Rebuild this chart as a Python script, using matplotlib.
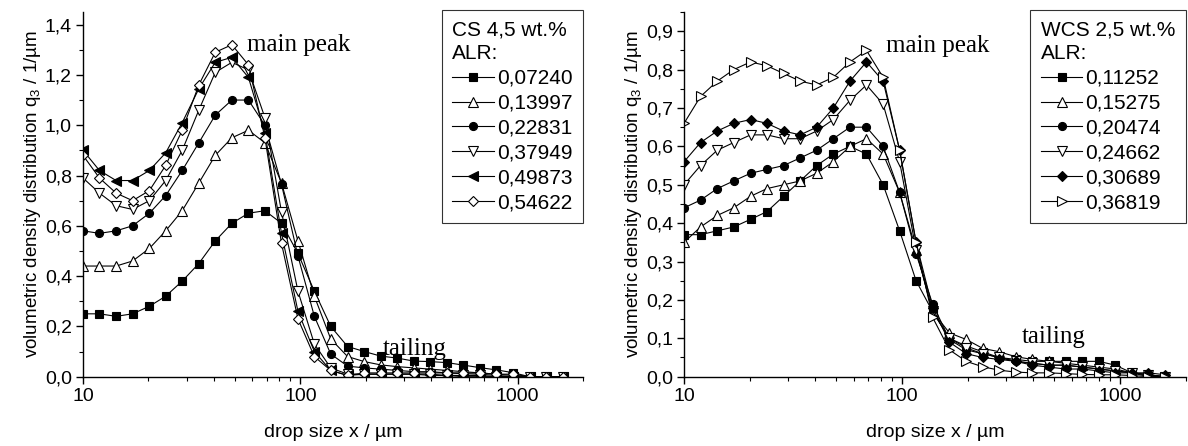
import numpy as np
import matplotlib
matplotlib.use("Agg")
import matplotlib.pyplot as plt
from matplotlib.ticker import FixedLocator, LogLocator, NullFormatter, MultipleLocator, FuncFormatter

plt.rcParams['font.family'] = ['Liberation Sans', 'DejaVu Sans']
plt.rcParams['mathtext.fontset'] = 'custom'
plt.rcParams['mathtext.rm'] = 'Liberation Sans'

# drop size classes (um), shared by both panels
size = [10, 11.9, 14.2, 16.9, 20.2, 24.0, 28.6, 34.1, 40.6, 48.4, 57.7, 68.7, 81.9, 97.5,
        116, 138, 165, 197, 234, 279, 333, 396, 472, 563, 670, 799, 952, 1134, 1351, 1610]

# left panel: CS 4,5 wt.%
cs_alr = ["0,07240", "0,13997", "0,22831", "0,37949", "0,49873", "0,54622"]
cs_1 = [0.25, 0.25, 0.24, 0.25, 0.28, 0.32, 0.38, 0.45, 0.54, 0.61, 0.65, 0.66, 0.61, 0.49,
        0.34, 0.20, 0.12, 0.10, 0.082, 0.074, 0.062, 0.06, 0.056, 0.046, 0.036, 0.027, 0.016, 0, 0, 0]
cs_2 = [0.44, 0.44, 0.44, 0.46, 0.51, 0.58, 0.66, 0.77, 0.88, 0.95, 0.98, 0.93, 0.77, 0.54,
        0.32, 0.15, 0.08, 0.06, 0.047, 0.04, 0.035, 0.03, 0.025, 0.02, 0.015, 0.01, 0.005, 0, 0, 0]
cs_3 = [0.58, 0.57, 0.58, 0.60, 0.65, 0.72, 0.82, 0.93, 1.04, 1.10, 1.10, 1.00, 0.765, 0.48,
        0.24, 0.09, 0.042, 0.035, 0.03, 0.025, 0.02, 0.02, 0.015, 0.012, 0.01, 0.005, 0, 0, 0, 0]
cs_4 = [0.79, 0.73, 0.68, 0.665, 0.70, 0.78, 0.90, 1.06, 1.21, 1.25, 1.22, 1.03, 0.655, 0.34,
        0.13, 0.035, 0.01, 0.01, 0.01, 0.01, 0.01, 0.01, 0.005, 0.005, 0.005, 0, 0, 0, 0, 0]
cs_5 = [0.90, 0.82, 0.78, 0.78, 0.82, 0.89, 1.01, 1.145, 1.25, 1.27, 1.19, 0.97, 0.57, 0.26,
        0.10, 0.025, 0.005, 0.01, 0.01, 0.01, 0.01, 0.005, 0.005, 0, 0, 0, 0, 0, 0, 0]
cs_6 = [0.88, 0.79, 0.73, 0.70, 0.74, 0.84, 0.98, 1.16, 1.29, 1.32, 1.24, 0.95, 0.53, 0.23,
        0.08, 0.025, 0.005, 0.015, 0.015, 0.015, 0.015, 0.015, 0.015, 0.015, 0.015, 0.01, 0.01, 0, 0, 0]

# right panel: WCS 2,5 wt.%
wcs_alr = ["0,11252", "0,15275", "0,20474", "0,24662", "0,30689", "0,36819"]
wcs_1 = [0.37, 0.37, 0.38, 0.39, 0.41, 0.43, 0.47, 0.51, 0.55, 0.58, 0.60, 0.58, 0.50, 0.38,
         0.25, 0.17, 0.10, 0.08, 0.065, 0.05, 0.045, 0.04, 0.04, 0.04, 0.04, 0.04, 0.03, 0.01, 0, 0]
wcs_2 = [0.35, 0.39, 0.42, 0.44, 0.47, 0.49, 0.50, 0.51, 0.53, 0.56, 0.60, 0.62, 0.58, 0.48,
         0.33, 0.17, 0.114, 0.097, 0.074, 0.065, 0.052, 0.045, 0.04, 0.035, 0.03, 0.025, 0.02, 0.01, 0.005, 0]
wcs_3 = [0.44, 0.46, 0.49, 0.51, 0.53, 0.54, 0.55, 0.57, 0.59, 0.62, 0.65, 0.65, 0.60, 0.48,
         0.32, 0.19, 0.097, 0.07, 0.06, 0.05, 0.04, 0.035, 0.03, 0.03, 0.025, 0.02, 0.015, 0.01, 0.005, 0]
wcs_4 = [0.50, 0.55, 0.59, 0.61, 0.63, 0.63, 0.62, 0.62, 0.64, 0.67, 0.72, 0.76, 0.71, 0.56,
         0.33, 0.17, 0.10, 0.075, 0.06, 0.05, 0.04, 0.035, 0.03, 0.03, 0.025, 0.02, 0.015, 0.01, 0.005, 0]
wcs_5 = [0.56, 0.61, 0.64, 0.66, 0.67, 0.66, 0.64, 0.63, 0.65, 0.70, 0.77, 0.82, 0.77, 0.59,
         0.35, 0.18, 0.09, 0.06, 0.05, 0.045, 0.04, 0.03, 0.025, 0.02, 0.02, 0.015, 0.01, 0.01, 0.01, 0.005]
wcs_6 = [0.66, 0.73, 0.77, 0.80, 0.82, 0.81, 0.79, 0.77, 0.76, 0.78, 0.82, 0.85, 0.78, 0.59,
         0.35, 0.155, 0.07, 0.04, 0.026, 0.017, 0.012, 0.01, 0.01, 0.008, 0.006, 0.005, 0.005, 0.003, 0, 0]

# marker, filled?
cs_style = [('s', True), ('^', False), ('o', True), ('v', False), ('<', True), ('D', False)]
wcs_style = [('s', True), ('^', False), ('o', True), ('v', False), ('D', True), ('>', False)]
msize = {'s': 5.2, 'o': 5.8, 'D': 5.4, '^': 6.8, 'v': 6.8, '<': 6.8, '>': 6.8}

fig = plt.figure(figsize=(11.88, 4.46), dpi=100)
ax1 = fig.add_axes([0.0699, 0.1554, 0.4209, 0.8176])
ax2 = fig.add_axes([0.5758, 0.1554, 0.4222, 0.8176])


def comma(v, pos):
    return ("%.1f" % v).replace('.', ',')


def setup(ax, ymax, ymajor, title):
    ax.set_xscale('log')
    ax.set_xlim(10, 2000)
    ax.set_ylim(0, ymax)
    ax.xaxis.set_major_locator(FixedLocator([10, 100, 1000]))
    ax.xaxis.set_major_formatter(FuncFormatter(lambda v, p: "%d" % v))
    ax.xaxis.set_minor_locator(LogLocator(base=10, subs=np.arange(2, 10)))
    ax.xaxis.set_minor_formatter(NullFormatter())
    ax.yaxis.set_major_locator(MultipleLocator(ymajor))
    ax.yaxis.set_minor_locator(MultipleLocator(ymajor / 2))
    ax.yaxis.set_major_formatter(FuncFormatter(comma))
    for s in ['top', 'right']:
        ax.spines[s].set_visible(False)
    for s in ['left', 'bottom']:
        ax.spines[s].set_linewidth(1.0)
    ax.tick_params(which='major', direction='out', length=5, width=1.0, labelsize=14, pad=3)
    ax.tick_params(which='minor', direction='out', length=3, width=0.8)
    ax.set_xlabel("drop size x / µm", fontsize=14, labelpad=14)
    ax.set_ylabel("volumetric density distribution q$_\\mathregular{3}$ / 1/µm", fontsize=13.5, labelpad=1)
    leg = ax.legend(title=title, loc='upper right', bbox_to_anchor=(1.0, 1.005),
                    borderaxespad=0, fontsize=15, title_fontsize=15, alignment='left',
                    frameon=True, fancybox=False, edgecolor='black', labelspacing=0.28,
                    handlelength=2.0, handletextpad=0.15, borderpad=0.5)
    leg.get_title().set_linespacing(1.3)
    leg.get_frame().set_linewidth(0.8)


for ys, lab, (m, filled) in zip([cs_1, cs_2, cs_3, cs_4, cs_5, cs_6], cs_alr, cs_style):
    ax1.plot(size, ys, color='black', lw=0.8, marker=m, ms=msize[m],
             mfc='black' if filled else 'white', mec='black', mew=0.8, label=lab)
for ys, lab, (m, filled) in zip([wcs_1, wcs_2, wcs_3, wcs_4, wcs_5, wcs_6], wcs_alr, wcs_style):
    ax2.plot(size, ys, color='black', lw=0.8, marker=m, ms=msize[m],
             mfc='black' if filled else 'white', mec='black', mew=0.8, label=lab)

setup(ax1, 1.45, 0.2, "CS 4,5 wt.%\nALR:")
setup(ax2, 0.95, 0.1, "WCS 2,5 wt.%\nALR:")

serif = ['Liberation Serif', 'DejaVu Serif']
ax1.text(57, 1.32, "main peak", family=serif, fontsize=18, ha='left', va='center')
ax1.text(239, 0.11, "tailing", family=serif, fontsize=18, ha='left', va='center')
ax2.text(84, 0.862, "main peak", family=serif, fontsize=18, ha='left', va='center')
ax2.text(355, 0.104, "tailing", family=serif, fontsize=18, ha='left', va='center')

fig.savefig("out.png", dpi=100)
:::
-- Task prompt --
Repeat, word for word and with no pictures, only the lines running from the beginning of the data to the line that contains "1134, 1351, 1610]".

-- Response to this exercise --
Rebuild this chart as a Python script, using matplotlib.
import numpy as np
import matplotlib
matplotlib.use("Agg")
import matplotlib.pyplot as plt
from matplotlib.ticker import FixedLocator, LogLocator, NullFormatter, MultipleLocator, FuncFormatter

plt.rcParams['font.family'] = ['Liberation Sans', 'DejaVu Sans']
plt.rcParams['mathtext.fontset'] = 'custom'
plt.rcParams['mathtext.rm'] = 'Liberation Sans'

# drop size classes (um), shared by both panels
size = [10, 11.9, 14.2, 16.9, 20.2, 24.0, 28.6, 34.1, 40.6, 48.4, 57.7, 68.7, 81.9, 97.5,
        116, 138, 165, 197, 234, 279, 333, 396, 472, 563, 670, 799, 952, 1134, 1351, 1610]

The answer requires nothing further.